2:00 PM – 10,600 feet

 

I get my second wind and we start packing. One of the dads keeps asking my son to get things for him. “I’m sorry to bother you, it’s just that I’ve taken off all my clothes to dry and I’m naked in here,” he calls from his tent.

 

Miraculously, we get our camp all stuffed back in our rucksacks. “I scored 10 points!” my son says, handing me another human waste bag. He’s carrying the heavy stuff, so I’m carrying the poop. We meet up with the other scouts who had camped on the windy ridge, for the descent to Bunny Flat. It’s fun at first, but eventually becomes a depressing marathon of rocky switchbacks. Our knees are pummelled and we all curse at the stone causeway back to Horse Flat. I’m not sure how long it takes, perhaps another two or three hours with breaks and refilling on spring water, to get to our cars.

 

6:00 PM – 6,783 feet

 

We set up camp again just a few miles down the road from Bunny Flat, then meet in Shasta City for a celebratory dinner. I’m so tired, I can’t muster good conversation. We drive back to camp and my son and I sleep under the stars. As a consolation for being too lazy to set up our tent again, he lets me sleep in the new zero-degree bag we bought him, and it’s fluffy and warm. Though I feel like I don’t sleep at all, the next morning the dads are complaining about partying noise coming from cars on the road, and I realize I didn’t hear anything. I must have slept.

 

We circle up after breakfast and do a little round of appreciation. I love this ritual our scouts have. It’s the kind of thing I’d be inclined to skip, but in fact it gives a ceremonial close to the whole endeavor. We praise each other, our leaders, and even the forest service for keeping the mountain pristine despite tens of thousands of (pooping) climbers per year.
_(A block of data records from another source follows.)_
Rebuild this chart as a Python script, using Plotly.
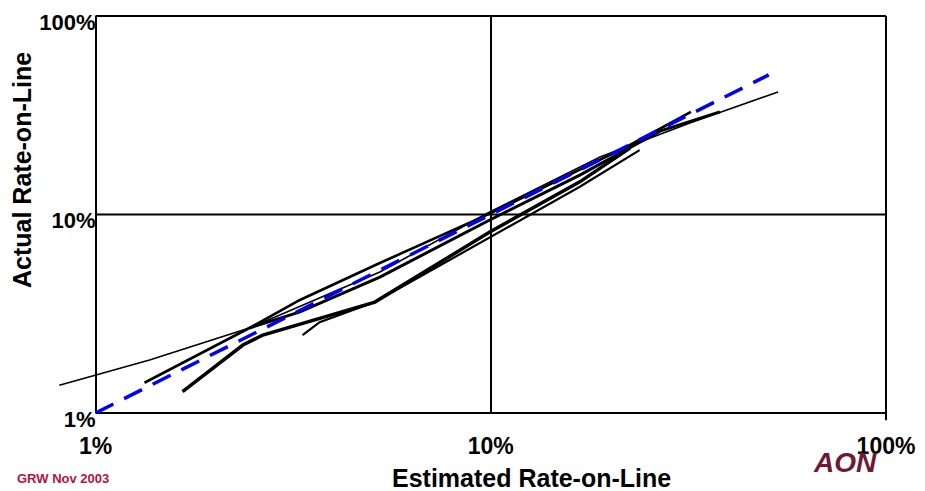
import plotly.graph_objects as go

# ---- data (rates in percent) ----
est_A = [0.81, 1.37, 2.45, 5.24, 9.94, 18.9, 31.9, 53.3]
act_A = [1.38, 1.85, 2.68, 5.13, 10.3, 19.5, 28.9, 41.4]
est_B = [1.33, 2.45, 3.29, 5.24, 9.94, 16.8, 22.5, 32.1]
act_B = [1.42, 2.68, 3.71, 5.70, 10.1, 16.8, 22.4, 32.9]
est_C = [1.66, 2.36, 2.65, 3.69, 5.09, 9.94, 16.8, 22.5]
act_C = [1.28, 2.20, 2.47, 3.01, 3.62, 8.16, 14.6, 21.6]
est_D = [3.34, 3.69, 5.09, 9.94, 16.8, 23.8]
act_D = [2.47, 2.87, 3.62, 7.70, 13.8, 21.1]
est_E = [2.45, 3.29, 5.24, 9.94, 16.8, 26.8, 38.0]
act_E = [2.68, 3.23, 4.84, 9.38, 15.8, 26.3, 32.9]
diag_x = [1.0, 50.5]
diag_y = [1.0, 50.5]

tick_vals = [0.01, 0.1, 1.0]
tick_text = ["1%", "10%", "100%"]

series = [
    (est_A, act_A, 1.6),
    (est_B, act_B, 2.6),
    (est_C, act_C, 3.5),
    (est_D, act_D, 2.2),
    (est_E, act_E, 3.0),
]

fig = go.Figure()
for ex, ac, w in series:
    fig.add_trace(go.Scatter(
        x=[v / 100 for v in ex], y=[v / 100 for v in ac],
        mode="lines", line=dict(color="black", width=w),
        showlegend=False, hoverinfo="skip"))

fig.add_trace(go.Scatter(
    x=[v / 100 for v in diag_x], y=[v / 100 for v in diag_y],
    mode="lines", line=dict(color="#0000ff", width=3.5, dash="20px,12px"),
    showlegend=False, hoverinfo="skip"))

FONT = "Liberation Sans, Arial, sans-serif"
xr = [-2.1, 0.0]
left_frac = (-2 - xr[0]) / (xr[1] - xr[0])

shapes = []
line_style = dict(color="black", width=2)
for yp in [0.0, 0.5, 1.0]:
    shapes.append(dict(type="line", xref="paper", yref="paper",
                       x0=left_frac, x1=1.0, y0=yp, y1=yp,
                       line=line_style, layer="below"))
shapes.append(dict(type="line", xref="paper", yref="paper",
                   x0=1.0, x1=1.0, y0=-0.018, y1=1.0, line=line_style, layer="below"))

fig.update_layout(
    width=925, height=491,
    margin=dict(l=56, r=39, t=16, b=78, autoexpand=False),
    paper_bgcolor="white", plot_bgcolor="white",
    font=dict(family=FONT, color="black"),
    xaxis=dict(type="log", range=xr, tickvals=tick_vals, ticktext=tick_text,
               showgrid=True, gridcolor="black", gridwidth=2,
               showline=False, zeroline=False, ticks="", automargin=False,
               ticklabelstandoff=17,
               tickfont=dict(family=FONT, size=23, weight="bold", color="black")),
    yaxis=dict(type="log", range=[-2, 0], tickvals=tick_vals, ticktext=tick_text,
               anchor="free", position=left_frac, automargin=False,
               showgrid=False, showline=False, zeroline=False, ticks="",
               ticklabelshift=6, ticklabelstandoff=0,
               tickfont=dict(family=FONT, size=22, weight="bold", color="black")),
    shapes=shapes,
    annotations=[
        dict(text="Estimated Rate-on-Line", xref="paper", yref="paper",
             x=(531 - 56) / 830, y=(413 - 478) / 397, showarrow=False,
             xanchor="center", yanchor="middle",
             font=dict(family=FONT, size=25, weight="bold", color="black")),
        dict(text="Actual Rate-on-Line", xref="paper", yref="paper",
             x=(22 - 56) / 830, y=(413 - 170) / 397, showarrow=False,
             textangle=-90, xanchor="center", yanchor="middle",
             font=dict(family=FONT, size=25, weight="bold", color="black")),
        dict(text="GRW Nov 2003", xref="paper", yref="paper",
             x=(15 - 56) / 830, y=(413 - 478) / 397, showarrow=False,
             xanchor="left", yanchor="middle",
             font=dict(family=FONT, size=13, weight="bold", color="#b5123e")),
        dict(text="<i>AON</i>", xref="paper", yref="paper",
             x=(845 - 56) / 830, y=(413 - 462) / 397, showarrow=False,
             xanchor="center", yanchor="middle",
             font=dict(family=FONT, size=28, weight="bold", color="#6e1a36")),
    ],
)

fig.write_html("out.html", config={"displayModeBar": False},
               post_script="document.body.style.margin='0';document.body.style.padding='0';")
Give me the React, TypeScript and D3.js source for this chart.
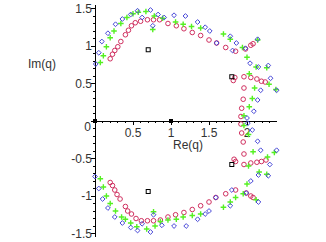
import React from 'react'
import * as d3 from 'd3'

// roots in the complex plane, [Re, Im]
const redRoots: [number, number][] = [
  [0.20, 0.83], [0.23, 0.89], [0.26, 0.94], [0.30, 0.99], [0.34, 1.06], [0.40, 1.15],
  [0.44, 1.21], [0.48, 1.27], [0.53, 1.31], [0.60, 1.33], [0.69, 1.35], [0.77, 1.35],
  [0.85, 1.35], [0.96, 1.30], [1.07, 1.27], [1.17, 1.23], [1.28, 1.18], [1.39, 1.14],
  [1.50, 1.08], [1.60, 1.04], [1.72, 0.98], [1.85, 0.93], [1.98, 0.96], [2.05, 1.01],
  [2.08, 1.03], [1.82, 0.54], [1.84, 0.58], [1.96, 0.59], [2.05, 0.58], [2.13, 0.56],
  [2.19, 0.53], [2.24, 0.52], [1.96, 0.44], [1.95, 0.29], [1.93, 0.17], [1.92, 0.06],
  [0.20, -0.82], [0.23, -0.86], [0.26, -0.92], [0.29, -0.98], [0.33, -1.04], [0.40, -1.14],
  [0.43, -1.20], [0.48, -1.24], [0.54, -1.30], [0.61, -1.33], [0.69, -1.33], [0.77, -1.33],
  [0.86, -1.32], [0.96, -1.28], [1.06, -1.25], [1.17, -1.22], [1.28, -1.18], [1.39, -1.13],
  [1.50, -1.08], [1.59, -1.02], [1.72, -0.97], [1.85, -0.92], [1.99, -0.96], [2.05, -1.0],
  [2.08, -1.02], [1.83, -0.51], [1.85, -0.54], [1.96, -0.58], [2.05, -0.56], [2.13, -0.55],
  [2.19, -0.54], [2.25, -0.52], [1.96, -0.44], [1.95, -0.28], [1.93, -0.16], [1.92, -0.04],
]

const greenRoots: [number, number][] = [
  [0.07, 0.78], [0.11, 0.87], [0.15, 0.99], [0.20, 1.11], [0.25, 1.20], [0.34, 1.30],
  [0.42, 1.38], [0.50, 1.43], [0.57, 1.45], [0.67, 1.46], [0.78, 1.40], [0.76, 1.22],
  [0.89, 1.37], [1.06, 1.32], [1.16, 1.29], [1.27, 1.26], [1.39, 1.24], [1.69, 1.16],
  [1.78, 1.09], [1.94, 0.98], [2.14, 1.08], [2.00, 0.85], [2.03, 0.63], [2.12, 0.72],
  [2.26, 0.71], [2.29, 0.49], [2.38, 0.42], [2.10, 0.44], [2.07, 0.30], [2.03, 0.19],
  [1.96, 0.07],
  [0.07, -0.77], [0.11, -0.88], [0.15, -1.0], [0.20, -1.10], [0.27, -1.20], [0.35, -1.28],
  [0.40, -1.31], [0.47, -1.36], [0.55, -1.41], [0.68, -1.44], [0.77, -1.21], [0.79, -1.40],
  [0.86, -1.34], [0.96, -1.32], [1.07, -1.31], [1.16, -1.28], [1.28, -1.26], [1.39, -1.24],
  [1.69, -1.15], [1.78, -1.08], [1.85, -1.02], [1.95, -0.97], [2.12, -1.05], [2.00, -0.84],
  [2.02, -0.60], [2.16, -0.68], [2.26, -0.71], [2.27, -0.48], [2.36, -0.42], [2.08, -0.41],
  [2.02, -0.18], [1.96, -0.06],
]

const blueRoots: [number, number][] = [
  [0.01, 0.76], [0.05, 0.91], [0.09, 1.06], [0.17, 1.17], [0.27, 1.29], [0.36, 1.36],
  [0.47, 1.42], [0.56, 1.47], [0.62, 1.38], [0.73, 1.48], [0.76, 1.27], [0.83, 1.42],
  [0.91, 1.38], [1.04, 1.41], [1.19, 1.40], [1.35, 1.32], [1.45, 1.25], [1.51, 1.20],
  [1.60, 1.04], [1.78, 1.13], [1.86, 1.04], [1.81, 0.94], [1.98, 0.97], [2.14, 1.09],
  [2.04, 0.77], [2.15, 0.72], [2.28, 0.74], [2.31, 0.57], [2.39, 0.41], [2.18, 0.41],
  [2.14, 0.28], [2.09, 0.13], [2.00, 0.04],
  [0.00, -0.74], [0.05, -0.90], [0.10, -1.04], [0.17, -1.16], [0.26, -1.28], [0.36, -1.36],
  [0.47, -1.42], [0.56, -1.46], [0.62, -1.37], [0.73, -1.48], [0.77, -1.25], [0.88, -1.39],
  [1.04, -1.40], [1.20, -1.40], [1.35, -1.31], [1.45, -1.24], [1.50, -1.20], [1.59, -1.02],
  [1.78, -1.13], [1.80, -0.92], [1.99, -0.96], [2.15, -1.08], [2.05, -0.80], [2.15, -0.72],
  [2.28, -0.73], [2.30, -0.58], [2.39, -0.39], [2.18, -0.39], [2.14, -0.27], [2.07, -0.12],
  [2.01, -0.03],
]

const squareRoots: [number, number][] = [
  [0.70, 0.95], [1.80, 0.59], [0.70, -0.94], [1.80, -0.58],
]

const axisRoots: [number, number][] = [[0, 0], [1, 0]]

const xTickLabels = ['0.5', '1', '1.5', '2']
const yTickLabels = ['-1.5', '-1', '-0.5', '0.5', '1', '1.5']

const width = 326
const height = 242
const font = 'Liberation Sans, Arial, sans-serif'
const textColor = '#333'

export default function App(): React.ReactElement {
  const x = d3.scaleLinear().domain([0, 2.4]).range([95, 277.4])
  const y = d3.scaleLinear().domain([-1.55, 1.55]).range([237.25, 4.75])

  const xMinor = d3.range(1, 24).map((i) => i / 10)
  const yMinor = d3.range(-15, 16).map((i) => i / 10)
  const isMajor = (v: number) => Math.abs(v * 2 - Math.round(v * 2)) < 1e-6

  return (
    <svg
      width={width}
      height={height}
      viewBox={`0 0 ${width} ${height}`}
      style={{ position: 'absolute', left: 0, top: 0, background: '#fff' }}
    >
      {/* axes */}
      <g stroke="#000" strokeWidth={1} shapeRendering="crispEdges">
        <line x1={x(0)} x2={x(2.4)} y1={y(0)} y2={y(0)} />
        <line x1={x(0)} x2={x(0)} y1={y(1.55)} y2={y(-1.55)} />
        {xMinor.map((v) => (
          <line key={'xt' + v} x1={x(v)} x2={x(v)} y1={y(0)} y2={y(0) + (isMajor(v) ? 4 : 2)} />
        ))}
        {yMinor.map((v) => (
          <line key={'yt' + v} x1={x(0)} x2={x(0) - (isMajor(v) ? 4 : 2)} y1={y(v)} y2={y(v)} />
        ))}
      </g>

      <g fontFamily={font} fontSize={12} fill={textColor}>
        {xTickLabels.map((t) => (
          <text key={'xl' + t} x={x(+t)} y={y(0) + 16} textAnchor="middle">
            {t}
          </text>
        ))}
        {yTickLabels.map((t) => (
          <text key={'yl' + t} x={x(0) - 3} y={y(+t) + 4} textAnchor="end">
            {t}
          </text>
        ))}
        <text x={x(0) - 4} y={y(0) + 10} textAnchor="end">0</text>
        <text x={28} y={68}>Im(q)</text>
        <text x={173} y={149}>Re(q)</text>
      </g>

      {/* root markers */}
      <g fill="none" stroke="#d03060" strokeWidth={1}>
        {redRoots.map((d, i) => (
          <circle key={'r' + i} cx={x(d[0])} cy={y(d[1])} r={2.3} />
        ))}
      </g>
      <g fill="none" stroke="#55f022" strokeWidth={1.4}>
        {greenRoots.map((d, i) => (
          <path key={'g' + i} d={`M${x(d[0]) - 2.8},${y(d[1])}h5.6M${x(d[0])},${y(d[1]) - 2.8}v5.6`} />
        ))}
      </g>
      <g fill="none" stroke="#4848d8" strokeWidth={1}>
        {blueRoots.map((d, i) => {
          const cx = x(d[0])
          const cy = y(d[1])
          return (
            <path key={'b' + i} d={`M${cx},${cy - 2.4}L${cx + 2.4},${cy}L${cx},${cy + 2.4}L${cx - 2.4},${cy}Z`} />
          )
        })}
      </g>
      <g fill="none" stroke="#000" strokeWidth={1}>
        {squareRoots.map((d, i) => (
          <rect key={'s' + i} x={x(d[0]) - 2} y={y(d[1]) - 2} width={4} height={4} />
        ))}
      </g>
      <g fill="#000">
        {axisRoots.map((d, i) => (
          <rect key={'a' + i} x={x(d[0]) - 2} y={y(d[1]) - 2} width={4} height={4} />
        ))}
      </g>
    </svg>
  )
}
We pack our cars, hug goodbye, and go back to town to return our rented helmets, boots, poles, axes and crampons to Fifth Season. I buy two commemorative Mount Shasta ball caps, and we start the five-hour drive back home.

 

Though my son is frustrated that we turned him around after base camp, we talk about the importance of knowing your limits. “It’s great to have mental focus, but you also have to train. You don’t want your mind writing a check that your body can’t cash,” I say, along with a lot of other boring mom stuff that I hope he will find inspiring and enlightening.

 

We both keep turning around to marvel at the hulking snow-capped mountain we are leaving in the distance. “Can you believe we climbed that?” we keep saying and laughing. I assure him that making it to 11,500 feet is no small feat!

 

The car rushes forward and the magic begins to dissipate in the valley sun. Crop dusters buzz by and I cry when a great country song called “The Good Stuff” comes on the radio. Soon we are 200 miles away from the trembling trees and the mountain weather, gassing up in a minimart and buying junk food and it all feels like a dream, over too fast.